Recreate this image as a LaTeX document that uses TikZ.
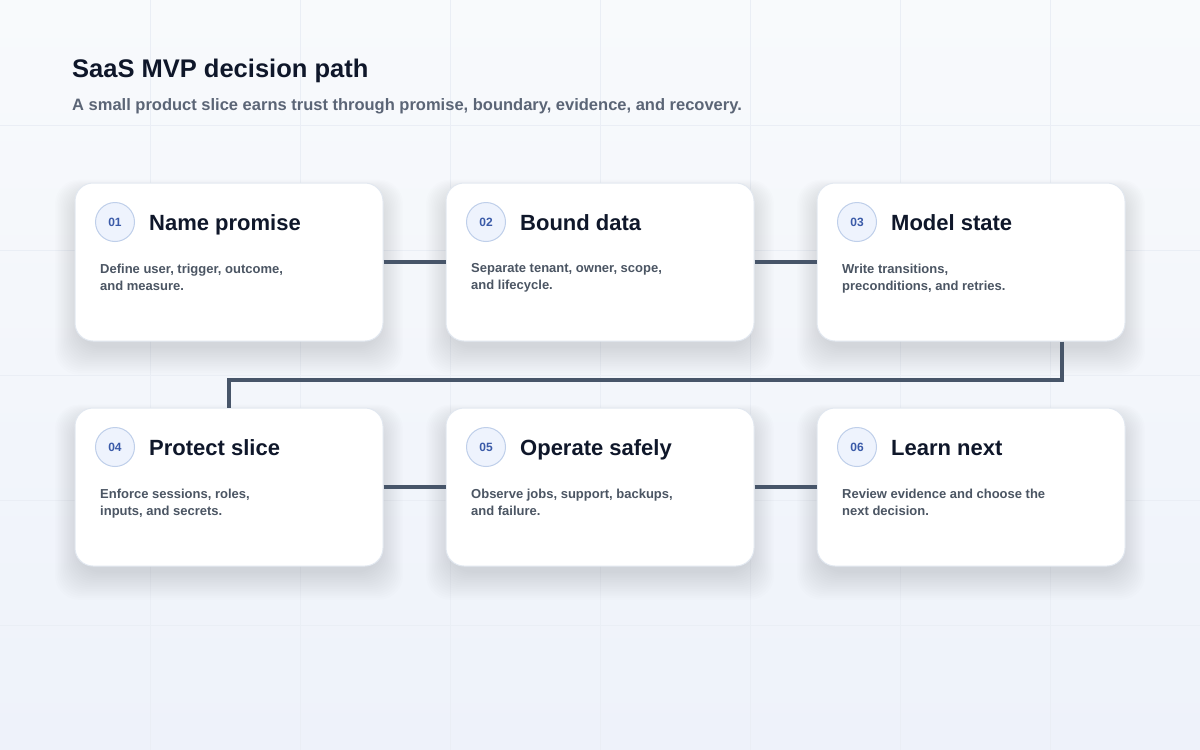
\documentclass[tikz,border=0pt]{standalone}
\usepackage{fontspec}
\setmainfont{Liberation Sans}
\usetikzlibrary{calc}
\definecolor{bgA}{HTML}{F8FAFC}
\definecolor{bgB}{HTML}{EEF2FA}
\definecolor{gridc}{HTML}{EAEEF5}
\definecolor{ink}{HTML}{0F172A}
\definecolor{muted}{HTML}{4B5563}
\definecolor{sub}{HTML}{5B6576}
\definecolor{cardline}{HTML}{E2E8F0}
\definecolor{numfill}{HTML}{EEF3FD}
\definecolor{numline}{HTML}{BFCFEA}
\definecolor{numtext}{HTML}{3A5AA8}
\definecolor{connc}{HTML}{475569}
\definecolor{shadc}{HTML}{334155}
\tikzset{
  card/.style={draw=cardline, fill=white, line width=1pt, rounded corners=18pt,
    minimum width=308pt, minimum height=158pt, inner sep=0pt},
  shadowlayer/.style={fill=shadc, fill opacity=0.0085, rounded corners=24pt},
  numdot/.style={circle, draw=numline, fill=numfill, line width=1pt, minimum size=39pt,
    inner sep=0pt, text=numtext, font=\fontsize{12}{14}\selectfont\bfseries},
  ttl/.style={anchor=base west, inner sep=0pt, text=ink, font=\fontsize{22}{26}\selectfont\bfseries},
  desc/.style={anchor=north west, inner sep=0pt, align=left, text=muted,
    font=\fontsize{13}{17}\selectfont\bfseries},
  conn/.style={draw=connc, line width=4pt, line cap=butt, line join=miter},
}
\begin{document}
\begin{tikzpicture}[x=1pt,y=-1pt]
\useasboundingbox (0,0) rectangle (1200,750);
\shade[left color=bgA, right color=bgB, shading angle=0] (0,0) rectangle (1200,750);
\shade[top color=bgA, bottom color=bgB, opacity=0.5] (0,0) rectangle (1200,750);
\foreach \gx in {150,300,...,1050} \draw[gridc, line width=0.6pt] (\gx,0) -- (\gx,750);
\foreach \gy in {125,250,...,625} \draw[gridc, line width=0.6pt] (0,\gy) -- (1200,\gy);

\node[anchor=base west, inner sep=0pt, text=ink, font=\fontsize{25.5}{30}\selectfont\bfseries]
  (title) at (72,77) {SaaS MVP decision path};
\node[anchor=base west, inner sep=0pt, text=sub, font=\fontsize{16.5}{20}\selectfont\bfseries]
  (subtitle) at (72,110) {A small product slice earns trust through promise, boundary, evidence, and recovery.};

\foreach \i/\cx/\cy/\t/\d in {
  1/229/262/{Name promise}/{Define user, trigger, outcome,\\and measure.},
  2/600/262/{Bound data}/{Separate tenant, owner, scope,\\and lifecycle.},
  3/971/262/{Model state}/{Write transitions,\\preconditions, and retries.},
  4/229/487/{Protect slice}/{Enforce sessions, roles,\\inputs, and secrets.},
  5/600/487/{Operate safely}/{Observe jobs, support, backups,\\and failure.},
  6/971/487/{Learn next}/{Review evidence and choose the\\next decision.}}{
  \foreach \k in {1,...,16}{
    \fill[shadowlayer] (\cx-150-1.5*\k,\cy-68-0.9*\k) rectangle (\cx+150+1.5*\k,\cy+84+1.8*\k);
  }
  \node[card] (c\i) at (\cx,\cy) {};
  \node[numdot] (n\i) at (\cx-114,\cy-40) {0\i};
  \node[ttl] (t\i) at (\cx-80,\cy-32) {\t};
  \node[desc] (d\i) at (\cx-129,\cy+1.5) {\d};
}

\draw[conn] (c1.east) -- (c2.west);
\draw[conn] (c2.east) -- (c3.west);
\draw[conn] (c4.east) -- (c5.west);
\draw[conn] (c5.east) -- (c6.west);
\coordinate (turn) at ([xshift=91pt]c3.south);
\draw[conn] (turn) -- ++(0,38) -| (c4.north);
\end{tikzpicture}
\end{document}
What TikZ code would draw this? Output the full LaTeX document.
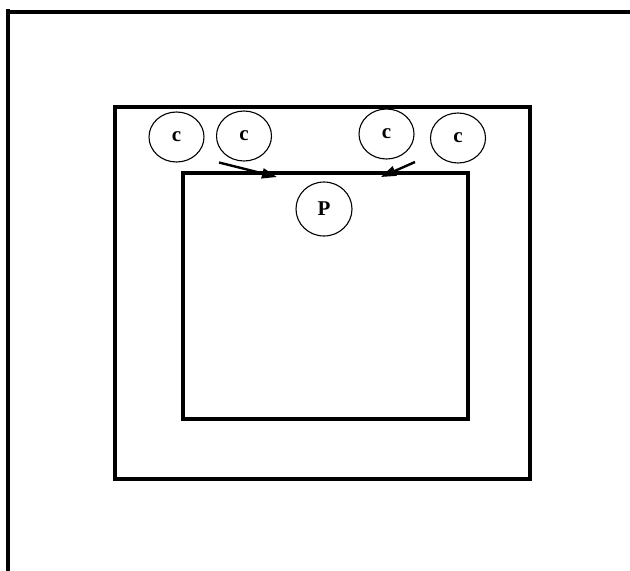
\documentclass[tikz,border=0pt]{standalone}
\usepackage{fontspec}
\setmainfont{Liberation Serif}
\usetikzlibrary{arrows.meta,shapes.geometric}
\begin{document}
\begin{tikzpicture}[x=1pt,y=-1pt,
  frame/.style={line width=4pt},
  cell/.style={draw,ellipse,line width=1.1pt,minimum width=55pt,minimum height=50pt,inner sep=0pt,font=\fontsize{21}{21}\selectfont\bfseries},
  arr/.style={line width=2.4pt,-{Triangle[length=15pt,width=10pt]}}]
\useasboundingbox (0,0) rectangle (630,571);
% outer frame (partly visible)
\draw[frame] (8.3,575) -- (8.3,9);
\draw[frame] (10,12) -- (640,12);
% middle and inner rectangles
\draw[frame] (115,107) rectangle (530,479);
\draw[frame] (183,173) rectangle (468,419);
% nodes
\node[cell] (c1) at (176.5,137) {c};
\node[cell] (c2) at (244,136) {c};
\node[cell] (c3) at (386.5,134) {c};
\node[cell] (c4) at (458,138) {c};
\node[cell,minimum width=56pt,minimum height=54pt] (p) at (324,209) {P};
% arrows
\coordinate (a1s) at (219,162.5);
\coordinate (a1e) at (277,177);
\coordinate (a2s) at (415,162);
\coordinate (a2e) at (381,177);
\draw[arr] (a1s) -- (a1e);
\draw[arr] (a2s) -- (a2e);
\end{tikzpicture}
\end{document}
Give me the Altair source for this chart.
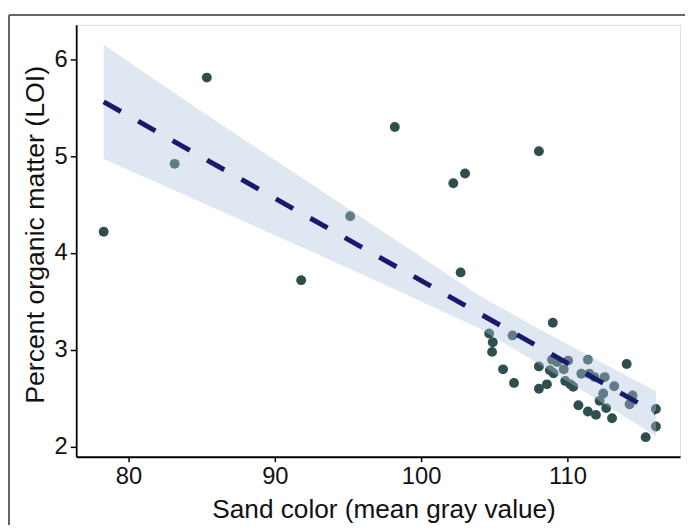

* [Exercise aim]
Beginning at the line that contains "What TikZ code", give the remaining lines of the records again exactly, through the last one. Leave out pictures.

* [Response below]
What TikZ code would draw this? Output the full LaTeX document.
\documentclass[tikz,border=0pt]{standalone}
\usepackage{fontspec}
\setmainfont{Liberation Serif}
\usetikzlibrary{arrows.meta,shapes.geometric}
\begin{document}
\begin{tikzpicture}[x=1pt,y=-1pt,
  frame/.style={line width=4pt},
  cell/.style={draw,ellipse,line width=1.1pt,minimum width=55pt,minimum height=50pt,inner sep=0pt,font=\fontsize{21}{21}\selectfont\bfseries},
  arr/.style={line width=2.4pt,-{Triangle[length=15pt,width=10pt]}}]
\useasboundingbox (0,0) rectangle (630,571);
% outer frame (partly visible)
\draw[frame] (8.3,575) -- (8.3,9);
\draw[frame] (10,12) -- (640,12);
% middle and inner rectangles
\draw[frame] (115,107) rectangle (530,479);
\draw[frame] (183,173) rectangle (468,419);
% nodes
\node[cell] (c1) at (176.5,137) {c};
\node[cell] (c2) at (244,136) {c};
\node[cell] (c3) at (386.5,134) {c};
\node[cell] (c4) at (458,138) {c};
\node[cell,minimum width=56pt,minimum height=54pt] (p) at (324,209) {P};
% arrows
\coordinate (a1s) at (219,162.5);
\coordinate (a1e) at (277,177);
\coordinate (a2s) at (415,162);
\coordinate (a2e) at (381,177);
\draw[arr] (a1s) -- (a1e);
\draw[arr] (a2s) -- (a2e);
\end{tikzpicture}
\end{document}
Give me the Altair source for this chart.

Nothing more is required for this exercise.